Work to do: Leaving out the pictures, retype the lines from the beginning of the listing through the line containing "ax.set_facecolor(bg)".

Material:
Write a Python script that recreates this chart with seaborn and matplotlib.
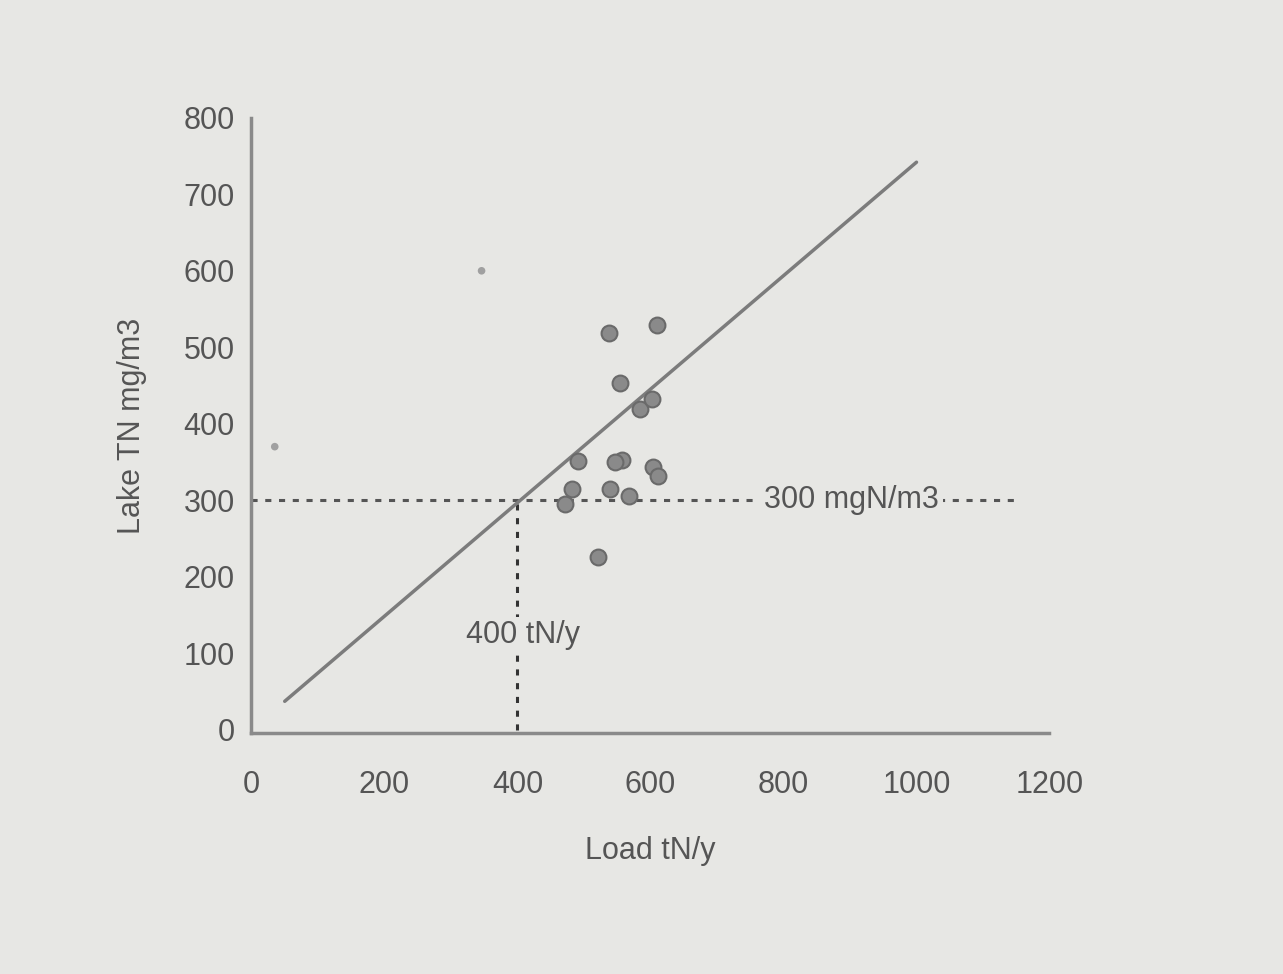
import matplotlib
matplotlib.use('Agg')
import matplotlib.pyplot as plt
import seaborn as sns
import pandas as pd

# Observed lakes: nitrogen load (tN/y) vs lake TN (mg/m3)
load = [538, 610, 554, 584, 602, 491, 557, 604, 611, 482, 471, 539, 521, 568, 547]
lake_tn = [518, 529, 453, 419, 432, 351, 353, 343, 332, 314, 295, 314, 226, 305, 350]

# faint points
faint_load = [346, 35]
faint_tn = [600, 370]

# regression line ends
line_x = [50, 1000]
line_y = [37, 742]

x_ticks = [0, 200, 400, 600, 800, 1000, 1200]
y_ticks = [0, 100, 200, 300, 400, 500, 600, 700, 800]

bg = '#e7e7e4'
ink = '#555555'

sns.set_style('white')
plt.rcParams['font.family'] = ['Liberation Sans', 'DejaVu Sans']

fig = plt.figure(figsize=(12.83, 9.74), dpi=100, facecolor=bg)
ax = fig.add_axes([0.196, 0.247, 0.622, 0.632])
ax.set_facecolor(bg)

df = pd.DataFrame({'load': load, 'tn': lake_tn})
sns.scatterplot(data=df, x='load', y='tn', ax=ax, s=130, color='#8a8a8a',
                edgecolor='#6a6a6a', linewidth=1.5, zorder=3)
sns.scatterplot(x=faint_load, y=faint_tn, ax=ax, s=30, color='#a0a0a0',
                edgecolor='none', zorder=3)
sns.lineplot(x=line_x, y=line_y, ax=ax, color='#7c7c7c', linewidth=2.5, zorder=2)

# thresholds
ax.plot([0, 1150], [300, 300], ls=(0, (2, 2.5)), color='#555555', lw=2.2, zorder=1)
ax.plot([400, 400], [0, 300], ls=(0, (2, 2.5)), color='#333333', lw=2.2, zorder=1)
ax.text(902, 300, '300 mgN/m3', ha='center', va='center', fontsize=22, color=ink,
        bbox=dict(facecolor=bg, edgecolor='none', pad=3), zorder=4)
ax.text(408, 124, '400 tN/y', ha='center', va='center', fontsize=22, color=ink,
        bbox=dict(facecolor=bg, edgecolor='none', pad=2), zorder=4)

ax.set_xlim(0, 1200)
ax.set_ylim(-5, 800)
ax.set_xticks(x_ticks)
ax.set_yticks(y_ticks)
ax.tick_params(axis='both', labelsize=22, colors=ink, direction='inout', length=8, width=1.5)
ax.tick_params(axis='x', pad=22)
ax.tick_params(axis='y', pad=8)
for side in ['top', 'right']:
    ax.spines[side].set_visible(False)
for side in ['left', 'bottom']:
    ax.spines[side].set_color('#8a8a8a')
    ax.spines[side].set_linewidth(2.5)

ax.set_xlabel('Load tN/y', fontsize=22, color=ink, labelpad=26)
ax.set_ylabel('Lake TN mg/m3', fontsize=22, color=ink, labelpad=26)

fig.savefig('out.png', dpi=100, facecolor=bg)
plt.close()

Solution to the exercise:
Write a Python script that recreates this chart with seaborn and matplotlib.
import matplotlib
matplotlib.use('Agg')
import matplotlib.pyplot as plt
import seaborn as sns
import pandas as pd

# Observed lakes: nitrogen load (tN/y) vs lake TN (mg/m3)
load = [538, 610, 554, 584, 602, 491, 557, 604, 611, 482, 471, 539, 521, 568, 547]
lake_tn = [518, 529, 453, 419, 432, 351, 353, 343, 332, 314, 295, 314, 226, 305, 350]

# faint points
faint_load = [346, 35]
faint_tn = [600, 370]

# regression line ends
line_x = [50, 1000]
line_y = [37, 742]

x_ticks = [0, 200, 400, 600, 800, 1000, 1200]
y_ticks = [0, 100, 200, 300, 400, 500, 600, 700, 800]

bg = '#e7e7e4'
ink = '#555555'

sns.set_style('white')
plt.rcParams['font.family'] = ['Liberation Sans', 'DejaVu Sans']

fig = plt.figure(figsize=(12.83, 9.74), dpi=100, facecolor=bg)
ax = fig.add_axes([0.196, 0.247, 0.622, 0.632])
ax.set_facecolor(bg)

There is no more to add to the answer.